> **DIRECTIONS**
Set the listing down unchanged, minus every embedded image.
# START OF AVAILABLE DATA
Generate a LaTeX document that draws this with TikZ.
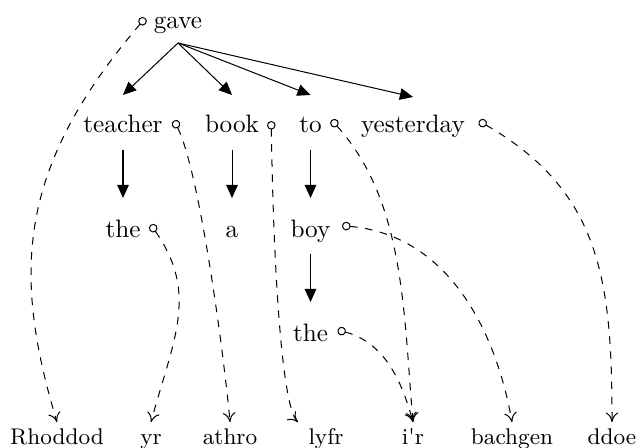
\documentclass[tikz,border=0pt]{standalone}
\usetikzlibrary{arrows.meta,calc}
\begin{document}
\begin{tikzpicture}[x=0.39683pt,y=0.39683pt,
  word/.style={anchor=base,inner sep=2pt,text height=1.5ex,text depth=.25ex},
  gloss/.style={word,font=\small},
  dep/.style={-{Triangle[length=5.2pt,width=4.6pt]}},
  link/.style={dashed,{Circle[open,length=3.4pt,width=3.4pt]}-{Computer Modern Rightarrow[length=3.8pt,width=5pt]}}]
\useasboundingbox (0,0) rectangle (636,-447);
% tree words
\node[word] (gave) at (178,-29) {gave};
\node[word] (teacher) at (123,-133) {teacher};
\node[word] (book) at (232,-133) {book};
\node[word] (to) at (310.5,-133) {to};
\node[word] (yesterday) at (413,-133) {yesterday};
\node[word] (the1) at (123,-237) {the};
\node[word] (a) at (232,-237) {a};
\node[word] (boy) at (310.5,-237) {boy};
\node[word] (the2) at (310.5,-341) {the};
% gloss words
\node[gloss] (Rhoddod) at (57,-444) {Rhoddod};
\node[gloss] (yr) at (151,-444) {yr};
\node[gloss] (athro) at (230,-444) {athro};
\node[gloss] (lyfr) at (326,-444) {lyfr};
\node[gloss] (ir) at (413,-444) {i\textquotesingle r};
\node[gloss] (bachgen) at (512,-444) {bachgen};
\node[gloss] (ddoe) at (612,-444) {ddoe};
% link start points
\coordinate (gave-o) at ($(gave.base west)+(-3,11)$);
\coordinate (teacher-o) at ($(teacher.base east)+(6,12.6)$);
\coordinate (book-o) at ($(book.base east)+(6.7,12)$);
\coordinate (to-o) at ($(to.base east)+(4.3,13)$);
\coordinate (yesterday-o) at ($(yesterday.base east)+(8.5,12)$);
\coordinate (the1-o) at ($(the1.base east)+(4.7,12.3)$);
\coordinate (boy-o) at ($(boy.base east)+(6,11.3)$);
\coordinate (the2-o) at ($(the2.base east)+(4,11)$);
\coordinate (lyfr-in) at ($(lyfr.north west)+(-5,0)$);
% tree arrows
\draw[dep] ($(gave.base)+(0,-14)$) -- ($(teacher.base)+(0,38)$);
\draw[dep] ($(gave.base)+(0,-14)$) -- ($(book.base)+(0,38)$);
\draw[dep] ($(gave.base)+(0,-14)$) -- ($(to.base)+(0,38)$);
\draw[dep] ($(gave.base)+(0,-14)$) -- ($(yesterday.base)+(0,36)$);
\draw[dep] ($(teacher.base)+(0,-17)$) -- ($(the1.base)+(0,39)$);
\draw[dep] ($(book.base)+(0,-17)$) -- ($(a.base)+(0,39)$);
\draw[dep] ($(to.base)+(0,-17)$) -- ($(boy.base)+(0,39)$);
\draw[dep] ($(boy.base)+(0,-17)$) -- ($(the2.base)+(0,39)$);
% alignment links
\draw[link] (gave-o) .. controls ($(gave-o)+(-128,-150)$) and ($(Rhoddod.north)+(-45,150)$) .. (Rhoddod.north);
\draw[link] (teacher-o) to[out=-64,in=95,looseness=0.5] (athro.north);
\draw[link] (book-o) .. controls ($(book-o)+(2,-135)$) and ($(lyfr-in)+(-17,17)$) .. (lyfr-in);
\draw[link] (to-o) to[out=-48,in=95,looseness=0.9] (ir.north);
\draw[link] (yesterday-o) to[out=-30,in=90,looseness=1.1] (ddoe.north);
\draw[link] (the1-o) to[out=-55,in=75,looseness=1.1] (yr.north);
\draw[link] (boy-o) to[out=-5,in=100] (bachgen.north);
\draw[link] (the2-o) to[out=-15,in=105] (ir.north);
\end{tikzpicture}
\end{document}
# END OF AVAILABLE DATA
> **THE ANSWER**
Generate a LaTeX document that draws this with TikZ.
\documentclass[tikz,border=0pt]{standalone}
\usetikzlibrary{arrows.meta,calc}
\begin{document}
\begin{tikzpicture}[x=0.39683pt,y=0.39683pt,
  word/.style={anchor=base,inner sep=2pt,text height=1.5ex,text depth=.25ex},
  gloss/.style={word,font=\small},
  dep/.style={-{Triangle[length=5.2pt,width=4.6pt]}},
  link/.style={dashed,{Circle[open,length=3.4pt,width=3.4pt]}-{Computer Modern Rightarrow[length=3.8pt,width=5pt]}}]
\useasboundingbox (0,0) rectangle (636,-447);
% tree words
\node[word] (gave) at (178,-29) {gave};
\node[word] (teacher) at (123,-133) {teacher};
\node[word] (book) at (232,-133) {book};
\node[word] (to) at (310.5,-133) {to};
\node[word] (yesterday) at (413,-133) {yesterday};
\node[word] (the1) at (123,-237) {the};
\node[word] (a) at (232,-237) {a};
\node[word] (boy) at (310.5,-237) {boy};
\node[word] (the2) at (310.5,-341) {the};
% gloss words
\node[gloss] (Rhoddod) at (57,-444) {Rhoddod};
\node[gloss] (yr) at (151,-444) {yr};
\node[gloss] (athro) at (230,-444) {athro};
\node[gloss] (lyfr) at (326,-444) {lyfr};
\node[gloss] (ir) at (413,-444) {i\textquotesingle r};
\node[gloss] (bachgen) at (512,-444) {bachgen};
\node[gloss] (ddoe) at (612,-444) {ddoe};
% link start points
\coordinate (gave-o) at ($(gave.base west)+(-3,11)$);
\coordinate (teacher-o) at ($(teacher.base east)+(6,12.6)$);
\coordinate (book-o) at ($(book.base east)+(6.7,12)$);
\coordinate (to-o) at ($(to.base east)+(4.3,13)$);
\coordinate (yesterday-o) at ($(yesterday.base east)+(8.5,12)$);
\coordinate (the1-o) at ($(the1.base east)+(4.7,12.3)$);
\coordinate (boy-o) at ($(boy.base east)+(6,11.3)$);
\coordinate (the2-o) at ($(the2.base east)+(4,11)$);
\coordinate (lyfr-in) at ($(lyfr.north west)+(-5,0)$);
% tree arrows
\draw[dep] ($(gave.base)+(0,-14)$) -- ($(teacher.base)+(0,38)$);
\draw[dep] ($(gave.base)+(0,-14)$) -- ($(book.base)+(0,38)$);
\draw[dep] ($(gave.base)+(0,-14)$) -- ($(to.base)+(0,38)$);
\draw[dep] ($(gave.base)+(0,-14)$) -- ($(yesterday.base)+(0,36)$);
\draw[dep] ($(teacher.base)+(0,-17)$) -- ($(the1.base)+(0,39)$);
\draw[dep] ($(book.base)+(0,-17)$) -- ($(a.base)+(0,39)$);
\draw[dep] ($(to.base)+(0,-17)$) -- ($(boy.base)+(0,39)$);
\draw[dep] ($(boy.base)+(0,-17)$) -- ($(the2.base)+(0,39)$);
% alignment links
\draw[link] (gave-o) .. controls ($(gave-o)+(-128,-150)$) and ($(Rhoddod.north)+(-45,150)$) .. (Rhoddod.north);
\draw[link] (teacher-o) to[out=-64,in=95,looseness=0.5] (athro.north);
\draw[link] (book-o) .. controls ($(book-o)+(2,-135)$) and ($(lyfr-in)+(-17,17)$) .. (lyfr-in);
\draw[link] (to-o) to[out=-48,in=95,looseness=0.9] (ir.north);
\draw[link] (yesterday-o) to[out=-30,in=90,looseness=1.1] (ddoe.north);
\draw[link] (the1-o) to[out=-55,in=75,looseness=1.1] (yr.north);
\draw[link] (boy-o) to[out=-5,in=100] (bachgen.north);
\draw[link] (the2-o) to[out=-15,in=105] (ir.north);
\end{tikzpicture}
\end{document}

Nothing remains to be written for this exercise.